杨延文中西合一的彩墨空间

发布时间:2010/12/7 15:39:17 点击:1120

    作者:康 征

    以气韵、意境为审美内涵的中国画绘画和以色彩美、形式美为内涵的西方绘画成功地婚配且生下健康活泼的混血婴儿,并非一件容易的事,所以自中西绘画有史交流以来,能够成为这一混血婴儿之父的艺术家寥若晨星,以我陋眼之拜观,卓然其间的不过林风眠、黄永玉、杨延文三人耳。林、黄二老早有公论,此不赘述,杨延文者,其色也达情,其墨也达韵,其笔也通神,虽生于二老之后,却凛凛处其间,飒然大家也。

    走进中国绘画史,我们不难发现凡是包前孕后成一代大家者,莫不有极强的吸收力与消化能力,在以中国文化为代表的东方文化发展的进程中,这种吸收与消化能力的培养更多来自对传统的继承,如果没有对前人文化艺术传统的精研与继承,首先便失去这种能力滋生的前提。当然,杨延文也不例外,在他的青少年时代,他对中国诗歌、古典戏剧、文学和历史就特别地偏爱,这种最初的爱好和以后的磨砺使他的审美情感在中国传统文化的熏陶下日益丰富起来。当他脱壳于西方油画而走向中国画的创作时,他自信地说:“博大精深传统的滋养,使我有驾驭中国画的信心。”如果当初他就是一位国画家,靠他的智慧,他也许会在中国传统的绘画中吸收吐纳,在传统的山、水、云、树间寻找创造性的机缘,这样他也只能与同时代的画家比肩接踵。然而,他却从绘画高峰的另一个坡面攀登而来了,在北京艺术学院就学期间,他攻读的是油画专业,在他那个时代,卫天霖、吴冠中代表着西方绘画,特别是法国印象派、新印象派、后印象派和现代派绘画在中国的传播者,但同时在他们的绘画中无不体现着中国传统绘画的美学思想和民族性的绘画特征。就艺术的本源和绘画的审美情趣,杨延文登堂而入吴冠中之室,接受的正是这一艺术体系的绘画原理。另一方面,杨延文的成功还来自他坚毅而自信的性格,吴冠中曾称赞他的静物习作,“杨延文画画如60度的白干,60度就是60度!”我们由此亦可知他对艺术风格、技法的领悟已达到了尽精刻微的“纯度”。但他并没有由此而泯灭自己的个性,吴冠中先生赞赏他“执着与直率的性格,正是艺术追求的最好品格”。人体写生代表着作者综合性情绪和提炼综合的能力。最终在画稿上呈现出的还是作者的情感,如果拘泥于人体局部或整体的体位变化,那必将在被动的牵引中失去个性。因此,他的“执着”就是他的认识。是长期在中、西方绘画艺术天赋的碰撞、对抗、思索、交融之后的积累所达到的升华。

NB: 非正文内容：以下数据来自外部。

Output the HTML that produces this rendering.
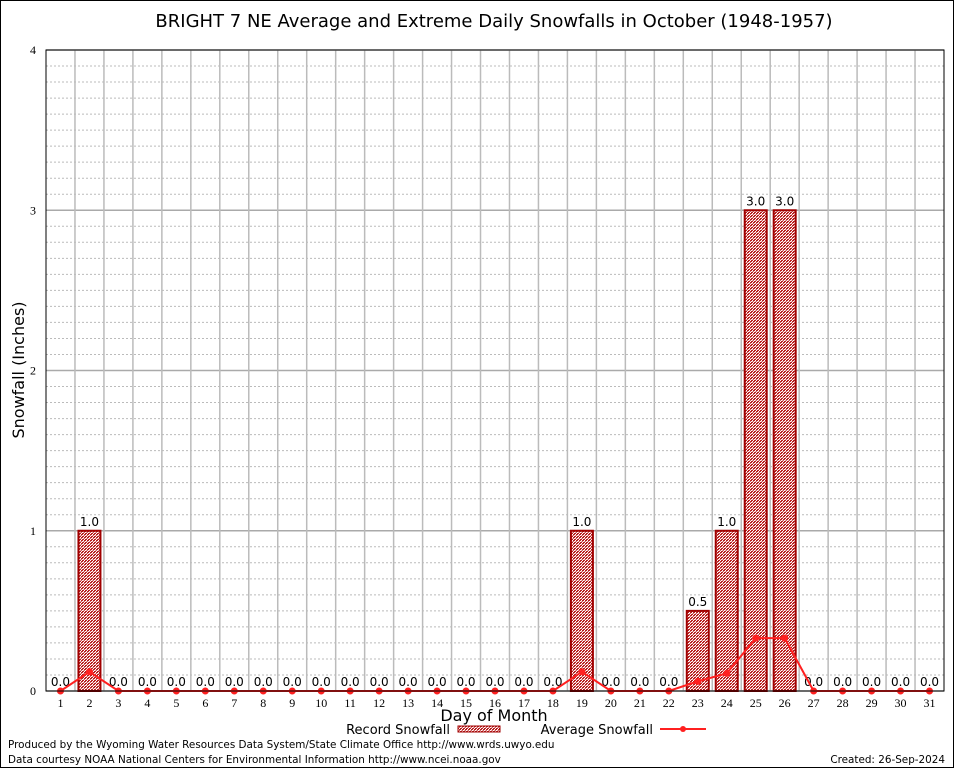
<!DOCTYPE html>
<html><head><meta charset="utf-8"><style>
body{margin:0;background:#fff;font-family:"DejaVu Sans","Liberation Sans",sans-serif}
svg{display:block}
</style></head><body>
<svg id="chart" width="954" height="768" xmlns="http://www.w3.org/2000/svg">
<defs>
<pattern id="chk" width="3" height="3" patternUnits="userSpaceOnUse">
<rect width="3" height="3" fill="#fff"/>
<rect width="2" height="1" fill="#b82020"/><rect x="1" y="2" width="2" height="1" fill="#b82020"/><rect y="1" width="1" height="1" fill="#d06060"/><rect x="2" y="1" width="1" height="1" fill="#e8a0a0"/>
</pattern>
</defs>
<rect x="0.5" y="0.5" width="953" height="767" fill="#fff" stroke="#000"/>
<text x="494" y="27" font-size="18" text-anchor="middle">BRIGHT 7 NE Average and Extreme Daily Snowfalls in October (1948-1957)</text>
<g id="grid"></g>
<g id="bars"></g>
<g id="line"></g>
<rect x="46" y="50" width="898" height="641" fill="none" stroke="#000"/>
<g id="axes" font-family="Liberation Serif, serif" font-size="12"></g>
<text transform="translate(24,370) rotate(-90)" font-size="16" text-anchor="middle">Snowfall (Inches)</text>
<text x="494" y="721" font-size="16" text-anchor="middle">Day of Month</text>
<g font-size="13">
<text x="450" y="734" text-anchor="end">Record Snowfall</text>
<rect x="458" y="726" width="42" height="6" fill="url(#chk)" stroke="#a00000"/>
<text x="653" y="734" text-anchor="end">Average Snowfall</text>
<line x1="660" y1="729" x2="706" y2="729" stroke="#ff2020" stroke-width="2"/>
<circle cx="683" cy="729" r="3" fill="#ff2020"/>
</g>
<text x="8" y="748" font-size="10.4">Produced by the Wyoming Water Resources Data System/State Climate Office http://www.wrds.uwyo.edu</text>
<text x="8" y="763" font-size="10.4">Data courtesy NOAA National Centers for Environmental Information http://www.ncei.noaa.gov</text>
<text x="945" y="763" font-size="10.4" text-anchor="end">Created:  26-Sep-2024</text>
</svg>
<script>
const days=[1,2,3,4,5,6,7,8,9,10,11,12,13,14,15,16,17,18,19,20,21,22,23,24,25,26,27,28,29,30,31];
const record=[0,1,0,0,0,0,0,0,0,0,0,0,0,0,0,0,0,0,1,0,0,0,0.5,1,3,3,0,0,0,0,0];
const average=[0,0.12,0,0,0,0,0,0,0,0,0,0,0,0,0,0,0,0,0.12,0,0,0,0.06,0.11,0.33,0.33,0,0,0,0,0];
const yTicks=[0,1,2,3,4];
const NS="http://www.w3.org/2000/svg";
const L=46,R=944,T=50,B=691,yMax=4;
const bw=(R-L)/days.length;
const xS=d=>L+(d-0.5)*bw;
const yS=v=>B-v/yMax*(B-T);
function mk(p,t,a){const e=document.createElementNS(NS,t);for(const k in a)e.setAttribute(k,a[k]);p.appendChild(e);return e;}
const grid=document.getElementById('grid'),bars=document.getElementById('bars'),line=document.getElementById('line'),axes=document.getElementById('axes');
for(let i=1;i<yMax*10;i++){if(i%10===0)continue;const y=yS(i/10);
const g=mk(grid,'line',{x1:L,x2:R,y1:y,y2:y,stroke:'#bbb','stroke-dasharray':'2,2'});

}
yTicks.forEach(v=>{const y=yS(v);
const g=mk(grid,'line',{x1:L,x2:R,y1:y,y2:y,stroke:'#aaa','stroke-width':1.5});


const t=mk(axes,'text',{x:L-10,y:y+4,'text-anchor':'end'});t.textContent=v;

});
for(let i=1;i<days.length;i++){const x=L+i*bw;
const g=mk(grid,'line',{x1:x,x2:x,y1:T,y2:B,stroke:'#bbb','stroke-width':1.5});

}
days.forEach((d,i)=>{const x=xS(d);
const t=mk(axes,'text',{x:x,y:B+16,'text-anchor':'middle'});t.textContent=d;


const v=record[i];
if(v>0){const r=mk(bars,'rect',{x:x-11,y:yS(v),width:22,height:B-yS(v),fill:'url(#chk)',stroke:'#a00000','stroke-width':2});

}
const lb=mk(bars,'text',{x:x,y:yS(v)-5,'text-anchor':'middle','font-size':12,fill:'#000'});lb.textContent=v.toFixed(1);

});
const pts=days.map((d,i)=>xS(d)+','+yS(average[i])).join(' ');
const pl=mk(line,'polyline',{points:pts,fill:'none',stroke:'#ff2020','stroke-width':2});


days.forEach((d,i)=>{const c=mk(line,'circle',{cx:xS(d),cy:yS(average[i]),r:3.5,fill:'#ff2020'});

});
</script>
</body></html>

    西方绘画重技重表,中国绘画重道重质。这大概是不可逾越的区别,以法国印象派为例,他们把描绘对象之大千世界,万物造化的生动与美,统归于光与色的作用,他们认为应该把光、色作为艺术家表现的目的,因此,在某种意义上讲对光与色这些表现的描述支配着他们的情感和创作。1875年爱德华•马奈的风景画《威尼斯大运河》(58cm×71cm)对光与色的描述即为印象派的典型之作。特别是19世纪法国以修拉、保罗、西涅为代表的“后印象派”更是把色彩进一步具体化,他们认为在绘画中应该把色彩的运用限制在红、黄、蓝、白四种原色的范围之内,这种重色彩理性分析与科学原理(他们以法国化学家舍夫略里的科学论著《色彩对比论》为座右铭)的做法,势必导致画家创作情感的丧失,最终使画面往往给人以冷漠和静止的感觉。这种理念也是与中国绘画的审美境界和所追求的意韵截然不同的,如果把法国印象派优秀的艺术因素植于一个新的增长点上,再向前推进一步,杨延文最终采用的策略是用中国绘画精神内涵去覆盖印象派的形式主义所造成的“冷漠”和“静止”。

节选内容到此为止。